Reproduce the full listing that appears beneath this instruction exactly.

>>>>>

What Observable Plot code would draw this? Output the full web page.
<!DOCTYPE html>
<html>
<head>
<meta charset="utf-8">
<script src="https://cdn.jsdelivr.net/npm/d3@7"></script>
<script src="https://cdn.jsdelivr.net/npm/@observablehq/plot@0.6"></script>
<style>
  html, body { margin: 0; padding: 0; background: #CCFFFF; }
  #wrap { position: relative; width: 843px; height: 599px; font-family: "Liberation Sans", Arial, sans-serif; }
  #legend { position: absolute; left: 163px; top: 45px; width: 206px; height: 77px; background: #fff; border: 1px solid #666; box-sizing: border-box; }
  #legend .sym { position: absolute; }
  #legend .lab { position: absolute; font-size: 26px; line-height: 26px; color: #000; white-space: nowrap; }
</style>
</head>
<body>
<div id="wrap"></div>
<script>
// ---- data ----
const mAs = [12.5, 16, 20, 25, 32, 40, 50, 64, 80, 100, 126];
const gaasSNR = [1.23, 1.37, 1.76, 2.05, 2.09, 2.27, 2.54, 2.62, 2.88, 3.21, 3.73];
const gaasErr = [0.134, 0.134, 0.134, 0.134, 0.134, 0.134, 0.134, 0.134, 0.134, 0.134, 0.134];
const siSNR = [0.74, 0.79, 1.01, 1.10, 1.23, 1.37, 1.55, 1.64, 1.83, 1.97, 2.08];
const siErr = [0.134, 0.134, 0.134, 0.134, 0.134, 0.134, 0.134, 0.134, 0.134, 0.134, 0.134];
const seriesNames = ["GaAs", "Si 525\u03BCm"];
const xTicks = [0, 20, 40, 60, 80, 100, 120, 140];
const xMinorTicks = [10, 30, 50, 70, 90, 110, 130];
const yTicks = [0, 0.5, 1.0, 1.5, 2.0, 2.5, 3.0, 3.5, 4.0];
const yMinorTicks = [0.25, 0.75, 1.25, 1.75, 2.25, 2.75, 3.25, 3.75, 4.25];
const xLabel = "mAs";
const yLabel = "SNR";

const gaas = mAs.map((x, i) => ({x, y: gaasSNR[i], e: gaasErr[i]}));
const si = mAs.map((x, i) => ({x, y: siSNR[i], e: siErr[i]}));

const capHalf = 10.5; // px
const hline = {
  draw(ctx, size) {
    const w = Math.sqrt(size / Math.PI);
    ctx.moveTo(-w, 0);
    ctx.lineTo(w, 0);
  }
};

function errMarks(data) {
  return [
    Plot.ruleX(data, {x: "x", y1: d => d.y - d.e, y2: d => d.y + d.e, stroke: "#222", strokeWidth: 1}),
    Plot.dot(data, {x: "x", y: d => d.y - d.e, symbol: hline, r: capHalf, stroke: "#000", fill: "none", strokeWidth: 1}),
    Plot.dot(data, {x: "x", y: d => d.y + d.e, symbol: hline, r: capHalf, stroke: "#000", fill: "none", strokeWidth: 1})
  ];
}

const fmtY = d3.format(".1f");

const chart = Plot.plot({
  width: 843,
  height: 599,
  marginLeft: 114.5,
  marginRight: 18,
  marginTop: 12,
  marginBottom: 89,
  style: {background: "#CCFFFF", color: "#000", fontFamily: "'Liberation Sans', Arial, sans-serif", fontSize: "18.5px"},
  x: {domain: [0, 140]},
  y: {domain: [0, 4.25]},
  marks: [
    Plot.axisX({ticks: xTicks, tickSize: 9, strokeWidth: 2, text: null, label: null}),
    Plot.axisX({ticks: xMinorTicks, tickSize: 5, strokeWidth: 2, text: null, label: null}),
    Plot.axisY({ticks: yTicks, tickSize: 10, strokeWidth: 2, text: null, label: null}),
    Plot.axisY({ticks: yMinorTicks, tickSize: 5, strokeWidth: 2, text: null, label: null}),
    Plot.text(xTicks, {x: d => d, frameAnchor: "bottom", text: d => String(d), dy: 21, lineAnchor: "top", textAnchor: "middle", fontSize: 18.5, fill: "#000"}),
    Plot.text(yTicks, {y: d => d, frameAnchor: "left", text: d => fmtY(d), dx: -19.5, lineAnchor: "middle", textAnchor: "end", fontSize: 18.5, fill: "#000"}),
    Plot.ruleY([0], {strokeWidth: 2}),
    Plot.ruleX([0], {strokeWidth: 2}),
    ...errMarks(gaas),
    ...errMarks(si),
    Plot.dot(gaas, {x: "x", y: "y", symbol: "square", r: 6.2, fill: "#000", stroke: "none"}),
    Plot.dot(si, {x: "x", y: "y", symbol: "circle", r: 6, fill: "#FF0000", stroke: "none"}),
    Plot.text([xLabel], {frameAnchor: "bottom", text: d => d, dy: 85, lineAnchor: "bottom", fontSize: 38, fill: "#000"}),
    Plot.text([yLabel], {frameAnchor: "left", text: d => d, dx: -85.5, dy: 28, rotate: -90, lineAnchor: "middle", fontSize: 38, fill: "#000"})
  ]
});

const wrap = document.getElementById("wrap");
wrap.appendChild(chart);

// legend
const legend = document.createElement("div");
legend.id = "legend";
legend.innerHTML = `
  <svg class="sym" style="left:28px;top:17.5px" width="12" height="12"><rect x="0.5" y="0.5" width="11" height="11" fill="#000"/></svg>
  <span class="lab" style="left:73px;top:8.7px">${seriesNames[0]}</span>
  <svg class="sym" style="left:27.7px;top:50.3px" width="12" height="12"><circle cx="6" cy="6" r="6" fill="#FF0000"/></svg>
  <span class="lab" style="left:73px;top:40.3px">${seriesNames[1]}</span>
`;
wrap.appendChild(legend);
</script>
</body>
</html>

<<<<<

◆ EXERCISE OUTPUT
What Observable Plot code would draw this? Output the full web page.
<!DOCTYPE html>
<html>
<head>
<meta charset="utf-8">
<script src="https://cdn.jsdelivr.net/npm/d3@7"></script>
<script src="https://cdn.jsdelivr.net/npm/@observablehq/plot@0.6"></script>
<style>
  html, body { margin: 0; padding: 0; background: #CCFFFF; }
  #wrap { position: relative; width: 843px; height: 599px; font-family: "Liberation Sans", Arial, sans-serif; }
  #legend { position: absolute; left: 163px; top: 45px; width: 206px; height: 77px; background: #fff; border: 1px solid #666; box-sizing: border-box; }
  #legend .sym { position: absolute; }
  #legend .lab { position: absolute; font-size: 26px; line-height: 26px; color: #000; white-space: nowrap; }
</style>
</head>
<body>
<div id="wrap"></div>
<script>
// ---- data ----
const mAs = [12.5, 16, 20, 25, 32, 40, 50, 64, 80, 100, 126];
const gaasSNR = [1.23, 1.37, 1.76, 2.05, 2.09, 2.27, 2.54, 2.62, 2.88, 3.21, 3.73];
const gaasErr = [0.134, 0.134, 0.134, 0.134, 0.134, 0.134, 0.134, 0.134, 0.134, 0.134, 0.134];
const siSNR = [0.74, 0.79, 1.01, 1.10, 1.23, 1.37, 1.55, 1.64, 1.83, 1.97, 2.08];
const siErr = [0.134, 0.134, 0.134, 0.134, 0.134, 0.134, 0.134, 0.134, 0.134, 0.134, 0.134];
const seriesNames = ["GaAs", "Si 525\u03BCm"];
const xTicks = [0, 20, 40, 60, 80, 100, 120, 140];
const xMinorTicks = [10, 30, 50, 70, 90, 110, 130];
const yTicks = [0, 0.5, 1.0, 1.5, 2.0, 2.5, 3.0, 3.5, 4.0];
const yMinorTicks = [0.25, 0.75, 1.25, 1.75, 2.25, 2.75, 3.25, 3.75, 4.25];
const xLabel = "mAs";
const yLabel = "SNR";

const gaas = mAs.map((x, i) => ({x, y: gaasSNR[i], e: gaasErr[i]}));
const si = mAs.map((x, i) => ({x, y: siSNR[i], e: siErr[i]}));

const capHalf = 10.5; // px
const hline = {
  draw(ctx, size) {
    const w = Math.sqrt(size / Math.PI);
    ctx.moveTo(-w, 0);
    ctx.lineTo(w, 0);
  }
};

function errMarks(data) {
  return [
    Plot.ruleX(data, {x: "x", y1: d => d.y - d.e, y2: d => d.y + d.e, stroke: "#222", strokeWidth: 1}),
    Plot.dot(data, {x: "x", y: d => d.y - d.e, symbol: hline, r: capHalf, stroke: "#000", fill: "none", strokeWidth: 1}),
    Plot.dot(data, {x: "x", y: d => d.y + d.e, symbol: hline, r: capHalf, stroke: "#000", fill: "none", strokeWidth: 1})
  ];
}

const fmtY = d3.format(".1f");

const chart = Plot.plot({
  width: 843,
  height: 599,
  marginLeft: 114.5,
  marginRight: 18,
  marginTop: 12,
  marginBottom: 89,
  style: {background: "#CCFFFF", color: "#000", fontFamily: "'Liberation Sans', Arial, sans-serif", fontSize: "18.5px"},
  x: {domain: [0, 140]},
  y: {domain: [0, 4.25]},
  marks: [
    Plot.axisX({ticks: xTicks, tickSize: 9, strokeWidth: 2, text: null, label: null}),
    Plot.axisX({ticks: xMinorTicks, tickSize: 5, strokeWidth: 2, text: null, label: null}),
    Plot.axisY({ticks: yTicks, tickSize: 10, strokeWidth: 2, text: null, label: null}),
    Plot.axisY({ticks: yMinorTicks, tickSize: 5, strokeWidth: 2, text: null, label: null}),
    Plot.text(xTicks, {x: d => d, frameAnchor: "bottom", text: d => String(d), dy: 21, lineAnchor: "top", textAnchor: "middle", fontSize: 18.5, fill: "#000"}),
    Plot.text(yTicks, {y: d => d, frameAnchor: "left", text: d => fmtY(d), dx: -19.5, lineAnchor: "middle", textAnchor: "end", fontSize: 18.5, fill: "#000"}),
    Plot.ruleY([0], {strokeWidth: 2}),
    Plot.ruleX([0], {strokeWidth: 2}),
    ...errMarks(gaas),
    ...errMarks(si),
    Plot.dot(gaas, {x: "x", y: "y", symbol: "square", r: 6.2, fill: "#000", stroke: "none"}),
    Plot.dot(si, {x: "x", y: "y", symbol: "circle", r: 6, fill: "#FF0000", stroke: "none"}),
    Plot.text([xLabel], {frameAnchor: "bottom", text: d => d, dy: 85, lineAnchor: "bottom", fontSize: 38, fill: "#000"}),
    Plot.text([yLabel], {frameAnchor: "left", text: d => d, dx: -85.5, dy: 28, rotate: -90, lineAnchor: "middle", fontSize: 38, fill: "#000"})
  ]
});

const wrap = document.getElementById("wrap");
wrap.appendChild(chart);

// legend
const legend = document.createElement("div");
legend.id = "legend";
legend.innerHTML = `
  <svg class="sym" style="left:28px;top:17.5px" width="12" height="12"><rect x="0.5" y="0.5" width="11" height="11" fill="#000"/></svg>
  <span class="lab" style="left:73px;top:8.7px">${seriesNames[0]}</span>
  <svg class="sym" style="left:27.7px;top:50.3px" width="12" height="12"><circle cx="6" cy="6" r="6" fill="#FF0000"/></svg>
  <span class="lab" style="left:73px;top:40.3px">${seriesNames[1]}</span>
`;
wrap.appendChild(legend);
</script>
</body>
</html>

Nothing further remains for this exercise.